> _Given material_
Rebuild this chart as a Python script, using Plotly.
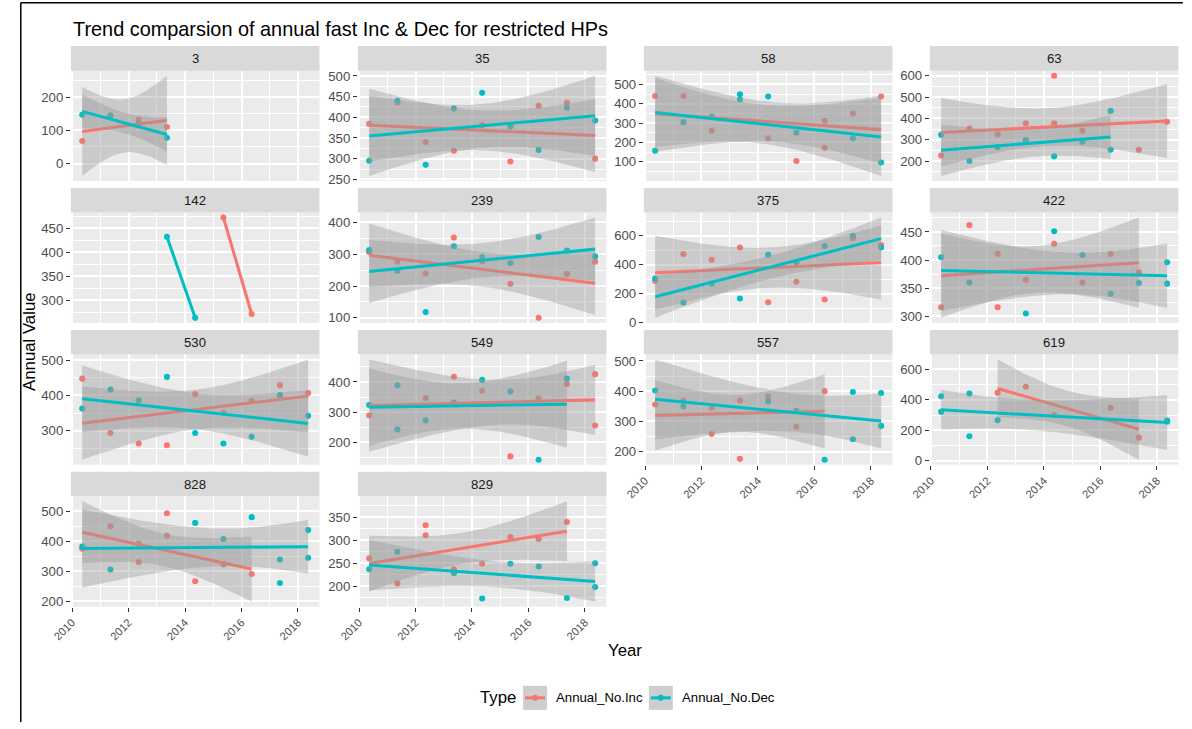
import math
import numpy as np
import plotly.graph_objects as go

# ---------------- data ----------------
TITLE = "Trend comparsion of annual fast Inc & Dec for restricted HPs"
X_TITLE = "Year"
Y_TITLE = "Annual Value"
LEGEND_TITLE = "Type"
SERIES_NAMES = ["Annual_No.Inc", "Annual_No.Dec"]
SERIES_COLORS = ["#F8766D", "#00BFC4"]
PANELS = ["3", "35", "58", "63", "142", "239", "375", "422",
          "530", "549", "557", "619", "828", "829"]
OBS_OFFSET = 0.36  # observations fall around May of each year

INC_YEARS = {
    "3": [2010, 2011, 2012, 2013],
    "35": [2010, 2011, 2012, 2013, 2014, 2015, 2016, 2017, 2018],
    "58": [2010, 2011, 2012, 2014, 2015, 2016, 2016, 2017, 2018],
    "63": [2010, 2011, 2012, 2013, 2014, 2014, 2015, 2017, 2018],
    "142": [2015, 2016],
    "239": [2010, 2011, 2012, 2013, 2014, 2015, 2016, 2017, 2018],
    "375": [2010, 2011, 2012, 2013, 2014, 2015, 2016, 2017, 2018],
    "422": [2010, 2011, 2012, 2012, 2013, 2014, 2015, 2016, 2017],
    "530": [2010, 2011, 2012, 2013, 2014, 2015, 2016, 2017, 2018],
    "549": [2010, 2012, 2013, 2014, 2015, 2016, 2017, 2018, 2018],
    "557": [2010, 2011, 2012, 2012, 2013, 2013, 2014, 2015, 2016],
    "619": [2012, 2013, 2014, 2016, 2017],
    "828": [2010, 2011, 2012, 2012, 2013, 2013, 2014, 2015, 2016],
    "829": [2010, 2011, 2012, 2012, 2013, 2014, 2015, 2016, 2017],
}
INC_VALUES = {
    "3": [68, 145, 132, 110],
    "35": [384, 435, 340, 319, 381, 293, 428, 435, 300],
    "58": [440, 440, 261, 222, 104, 312, 172, 350, 438],
    "63": [226, 352, 324, 377, 600, 377, 342, 253, 384],
    "142": [472, 271],
    "239": [306, 277, 239, 352, 277, 207, 100, 238, 276],
    "375": [287, 474, 434, 519, 140, 282, 159, 583, 536],
    "422": [316, 462, 411, 316, 365, 429, 360, 411, 378],
    "530": [448, 293, 263, 258, 404, 351, 385, 429, 407],
    "549": [290, 347, 417, 371, 154, 345, 393, 426, 256],
    "557": [356, 368, 345, 258, 369, 176, 382, 282, 400],
    "619": [447, 486, 300, 347, 151],
    "828": [375, 450, 392, 331, 493, 418, 267, 323, 291],
    "829": [261, 206, 333, 311, 237, 249, 307, 303, 340],
}
DEC_YEARS = {
    "3": [2010, 2011, 2012, 2013],
    "35": [2010, 2011, 2012, 2013, 2014, 2015, 2016, 2017, 2018],
    "58": [2010, 2011, 2012, 2013, 2013, 2014, 2015, 2017, 2018],
    "63": [2010, 2011, 2012, 2013, 2014, 2015, 2016, 2016],
    "142": [2013, 2014],
    "239": [2010, 2011, 2012, 2013, 2014, 2015, 2016, 2017, 2018],
    "375": [2010, 2011, 2012, 2013, 2014, 2015, 2016, 2017, 2018],
    "422": [2010, 2011, 2013, 2014, 2015, 2016, 2017, 2018, 2018],
    "530": [2010, 2011, 2012, 2013, 2014, 2015, 2016, 2017, 2018],
    "549": [2010, 2011, 2011, 2012, 2013, 2014, 2015, 2016, 2017],
    "557": [2010, 2011, 2014, 2015, 2016, 2017, 2017, 2018, 2018],
    "619": [2010, 2010, 2011, 2011, 2012, 2018, 2018],
    "828": [2010, 2011, 2014, 2015, 2016, 2017, 2017, 2018, 2018],
    "829": [2010, 2011, 2013, 2014, 2015, 2016, 2017, 2018, 2018],
}
DEC_VALUES = {
    "3": [147, 145, 120, 78],
    "35": [295, 440, 285, 421, 459, 378, 321, 423, 392],
    "58": [157, 305, 334, 449, 422, 438, 250, 222, 96],
    "63": [323, 200, 265, 298, 222, 290, 435, 253],
    "142": [432, 263],
    "239": [313, 248, 118, 325, 291, 272, 354, 311, 293],
    "375": [304, 138, 268, 166, 469, 417, 529, 600, 519],
    "422": [405, 360, 305, 451, 409, 340, 359, 396, 358],
    "530": [363, 417, 386, 453, 293, 263, 282, 401, 342],
    "549": [324, 389, 243, 273, 332, 407, 369, 143, 411],
    "557": [402, 350, 366, 335, 173, 397, 241, 394, 285],
    "619": [423, 321, 442, 160, 265, 263, 256],
    "828": [382, 306, 461, 407, 480, 339, 261, 437, 345],
    "829": [237, 275, 228, 173, 249, 243, 174, 250, 198],
}

# ---------------- helpers ----------------
T975 = {1: 12.706, 2: 4.303, 3: 3.182, 4: 2.776, 5: 2.571, 6: 2.447,
        7: 2.365, 8: 2.306, 9: 2.262, 10: 2.228, 11: 2.201, 12: 2.179}


def lm_band(x, y, n_eval=80):
    x = np.asarray(x, float)
    y = np.asarray(y, float)
    n = len(x)
    xm = x.mean()
    sxx = ((x - xm) ** 2).sum()
    b = ((x - xm) * (y - y.mean())).sum() / sxx
    a = y.mean() - b * xm
    xs = np.linspace(x.min(), x.max(), n_eval)
    fit = a + b * xs
    if n > 2:
        resid = y - (a + b * x)
        s = math.sqrt((resid ** 2).sum() / (n - 2))
        se = s * np.sqrt(1.0 / n + (xs - xm) ** 2 / sxx)
        t = T975[n - 2]
        return xs, fit, fit - t * se, fit + t * se
    return xs, fit, None, None


def extended(dmin, dmax, m=5, Q=(1, 5, 2, 2.5, 4, 3), w=(0.25, 0.2, 0.5, 0.05)):
    n = len(Q)
    best = None
    best_score = -2
    rng = dmax - dmin
    eps = 2.2e-14
    j = 1
    done = False
    while not done:
        for qi, q in enumerate(Q):
            sm = 1 - qi / (n - 1) - j + 1
            if w[0] * sm + w[1] + w[2] + w[3] < best_score:
                done = True
                break
            k = 2
            while True:
                dm = 2 - (k - 1) / (m - 1) if k >= m else 1
                if w[0] * sm + w[1] + w[2] * dm + w[3] < best_score:
                    break
                delta = rng / (k + 1) / j / q
                z = math.ceil(math.log10(delta))
                while True:
                    step = j * q * 10.0 ** z
                    span = step * (k - 1)
                    if span > rng:
                        half = (span - rng) / 2
                        cm = 1 - 0.5 * (2 * half ** 2) / ((0.1 * rng) ** 2)
                    else:
                        cm = 1
                    if w[0] * sm + w[1] * cm + w[2] * dm + w[3] < best_score:
                        break
                    min_start = math.floor(dmax / step) * j - (k - 1) * j
                    max_start = math.ceil(dmin / step) * j
                    if min_start > max_start:
                        z += 1
                        continue
                    for start in range(int(min_start), int(max_start) + 1):
                        lmin = start * (step / j)
                        lmax = lmin + step * (k - 1)
                        md = lmin % step
                        v = 1 if ((md < eps or step - md < eps) and lmin <= 0 <= lmax) else 0
                        s = 1 - qi / (n - 1) - j + v
                        c = 1 - 0.5 * ((dmax - lmax) ** 2 + (dmin - lmin) ** 2) / ((0.1 * rng) ** 2)
                        r = (k - 1) / (lmax - lmin)
                        rt = (m - 1) / (max(lmax, dmax) - min(dmin, lmin))
                        g = 2 - max(r / rt, rt / r)
                        score = w[0] * s + w[1] * c + w[2] * g + w[3]
                        if score > best_score:
                            best_score = score
                            best = (lmin, lmax, step)
                    z += 1
                k += 1
        j += 1
    lmin, lmax, step = best
    kk = int(round((lmax - lmin) / step))
    return [lmin + i * step for i in range(kk + 1)], step


def breaks_in(lo, hi):
    br, step = extended(lo, hi)
    tol = 1e-9 * (hi - lo)
    major = [round(b, 10) for b in br if lo - tol <= b <= hi + tol]
    minor = []
    b = br[0] - step / 2
    while b <= hi:
        if b >= lo:
            minor.append(b)
        b += step
    return major, minor


# ---------------- geometry (target pixels) ----------------
W, H = 1192, 729
# observed mapping of page pixels onto the captured picture
OX, OY, S = 18.0, 3.0, 0.985
COL_LEFT = [69, 356.5, 643, 929.5]
COL_W = 249
ROW_TOP = [47, 188.5, 330, 471.5]
STRIP_H = 24.5
PANEL_H = 110
FONT = "Liberation Sans, Arial, sans-serif"
RIBBON = "rgba(153,153,153,0.4)"


def px(x):
    return max(0.0, min(1.0, ((x - OX) / S) / W))


def py(y):
    return max(0.0, min(1.0, 1 - ((y - OY) / S) / H))


def fs(f):
    return f / S


# x positions
all_x = []
for p in PANELS:
    all_x += [yr + OBS_OFFSET for yr in INC_YEARS[p]]
    all_x += [yr + OBS_OFFSET for yr in DEC_YEARS[p]]
xmin, xmax = min(all_x), max(all_x)
xpad = 0.05 * (xmax - xmin)
XRANGE = [xmin - xpad, xmax + xpad]
x_major, x_minor = breaks_in(*XRANGE)

fig = go.Figure()
shapes = []
annotations = []
layout_axes = {}

for i, p in enumerate(PANELS):
    r, c = divmod(i, 4)
    k = i + 1
    xa = "x" if k == 1 else f"x{k}"
    ya = "y" if k == 1 else f"y{k}"
    series = [
        ([yr + OBS_OFFSET for yr in INC_YEARS[p]], INC_VALUES[p]),
        ([yr + OBS_OFFSET for yr in DEC_YEARS[p]], DEC_VALUES[p]),
    ]
    ys_all = []
    # points layer
    for (sx, sy), col in zip(series, SERIES_COLORS):
        fig.add_trace(go.Scatter(x=sx, y=sy, mode="markers", xaxis=xa, yaxis=ya,
                                 marker=dict(color=col, size=fs(6), line=dict(width=0)),
                                 showlegend=False, hoverinfo="skip"))
        ys_all += list(sy)
    # smooth layer (lm with 95% CI)
    for (sx, sy), col in zip(series, SERIES_COLORS):
        xs, fit, lo, hi = lm_band(sx, sy)
        ys_all += list(fit)
        if lo is not None:
            ys_all += list(lo) + list(hi)
            fig.add_trace(go.Scatter(x=np.concatenate([xs, xs[::-1]]),
                                     y=np.concatenate([hi, lo[::-1]]),
                                     mode="lines", fill="toself", fillcolor=RIBBON,
                                     line=dict(width=0), xaxis=xa, yaxis=ya,
                                     showlegend=False, hoverinfo="skip"))
        fig.add_trace(go.Scatter(x=xs, y=fit, mode="lines", xaxis=xa, yaxis=ya,
                                 line=dict(color=col, width=fs(3)),
                                 showlegend=False, hoverinfo="skip"))
    ylo, yhi = min(ys_all), max(ys_all)
    ypad = 0.05 * (yhi - ylo)
    yr_ = [ylo - ypad, yhi + ypad]
    y_major, y_minor = breaks_in(*yr_)

    left = COL_LEFT[c]
    top = ROW_TOP[r]
    show_x = (r == 3) or (r == 2 and c >= 2)
    xkey = "xaxis" if k == 1 else f"xaxis{k}"
    ykey = "yaxis" if k == 1 else f"yaxis{k}"
    layout_axes[xkey] = dict(
        domain=[px(left), px(left + COL_W)], anchor=ya, range=XRANGE,
        tickmode="array", tickvals=x_major, ticktext=[f"{v:g}" for v in x_major],
        showticklabels=show_x, ticks="outside" if show_x else "", ticklen=4,
        tickcolor="#333333", tickwidth=1, tickangle=-45,
        tickfont=dict(family=FONT, size=fs(11), color="#4D4D4D"),
        showgrid=True, gridcolor="white", gridwidth=1.5, zeroline=False, showline=False,
        minor=dict(tickmode="array", tickvals=x_minor, showgrid=True,
                   gridcolor="white", gridwidth=0.8, ticks=""),
    )
    layout_axes[ykey] = dict(
        domain=[py(top + STRIP_H + PANEL_H), py(top + STRIP_H)], anchor=xa, range=yr_,
        tickmode="array", tickvals=y_major, ticktext=[f"{v:g}" for v in y_major],
        ticks="outside", ticklen=4, tickcolor="#333333", tickwidth=1,
        tickfont=dict(family=FONT, size=fs(13), color="#4D4D4D"),
        showgrid=True, gridcolor="white", gridwidth=1.5, zeroline=False, showline=False,
        minor=dict(tickmode="array", tickvals=y_minor, showgrid=True,
                   gridcolor="white", gridwidth=0.8, ticks=""),
    )
    # strip
    shapes.append(dict(type="rect", xref="paper", yref="paper",
                       x0=px(left), x1=px(left + COL_W), y0=py(top + STRIP_H), y1=py(top),
                       fillcolor="#D9D9D9", line=dict(width=0), layer="below"))
    annotations.append(dict(xref="paper", yref="paper", x=px(left + COL_W / 2),
                            y=py(top + STRIP_H / 2), text=p, showarrow=False,
                            xanchor="center", yanchor="middle",
                            font=dict(family=FONT, size=fs(13), color="#1A1A1A")))

# titles
annotations.append(dict(xref="paper", yref="paper", x=px(69), y=py(30), text=TITLE,
                        showarrow=False, xanchor="left", yanchor="middle",
                        font=dict(family=FONT, size=fs(19.6), color="black")))
annotations.append(dict(xref="paper", yref="paper", x=px(624), y=py(650), text=X_TITLE,
                        showarrow=False, xanchor="center", yanchor="middle",
                        font=dict(family=FONT, size=fs(16.5), color="black")))
annotations.append(dict(xref="paper", yref="paper", x=px(28), y=py(342), text=Y_TITLE,
                        showarrow=False, xanchor="center", yanchor="middle", textangle=-90,
                        font=dict(family=FONT, size=fs(16.5), color="black")))

# legend (drawn manually, ggplot style)
LEG_Y = 697
annotations.append(dict(xref="paper", yref="paper", x=px(477), y=py(LEG_Y), text=LEGEND_TITLE,
                        showarrow=False, xanchor="left", yanchor="middle",
                        font=dict(family=FONT, size=fs(16.5), color="black")))
key_lefts = [522, 648]
for kl, name, col in zip(key_lefts, SERIES_NAMES, SERIES_COLORS):
    shapes.append(dict(type="rect", xref="paper", yref="paper",
                       x0=px(kl), x1=px(kl + 24), y0=py(LEG_Y + 12), y1=py(LEG_Y - 12),
                       fillcolor="#CECECE", line=dict(width=0)))
    shapes.append(dict(type="line", xref="paper", yref="paper",
                       x0=px(kl + 2), x1=px(kl + 22), y0=py(LEG_Y), y1=py(LEG_Y),
                       line=dict(color=col, width=fs(3))))
    shapes.append(dict(type="circle", xref="paper", yref="paper",
                       x0=px(kl + 9), x1=px(kl + 15), y0=py(LEG_Y + 3), y1=py(LEG_Y - 3),
                       fillcolor=col, line=dict(width=0)))
    annotations.append(dict(xref="paper", yref="paper", x=px(kl + 31), y=py(LEG_Y), text=name,
                            showarrow=False, xanchor="left", yanchor="middle",
                            font=dict(family=FONT, size=fs(13), color="black")))

# outer frame lines (left & top)
fx = 0.8 / W
fy = 1 - 0.8 / H
shapes.append(dict(type="line", xref="paper", yref="paper", x0=fx, x1=fx,
                   y0=0, y1=fy, line=dict(color="black", width=1.5)))
shapes.append(dict(type="line", xref="paper", yref="paper", x0=fx, x1=px(1183),
                   y0=fy, y1=fy, line=dict(color="black", width=1.5)))

fig.update_layout(
    width=W, height=H, margin=dict(l=0, r=0, t=0, b=0),
    paper_bgcolor="white", plot_bgcolor="#EBEBEB",
    showlegend=False, shapes=shapes, annotations=annotations,
    font=dict(family=FONT),
    **layout_axes,
)

fig.write_html("out.html")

> _Exercise task_
Skip every picture and return the lines above from the top through the one that contains "import plotly.graph_objects as go".

> _Result_
Rebuild this chart as a Python script, using Plotly.
import math
import numpy as np
import plotly.graph_objects as go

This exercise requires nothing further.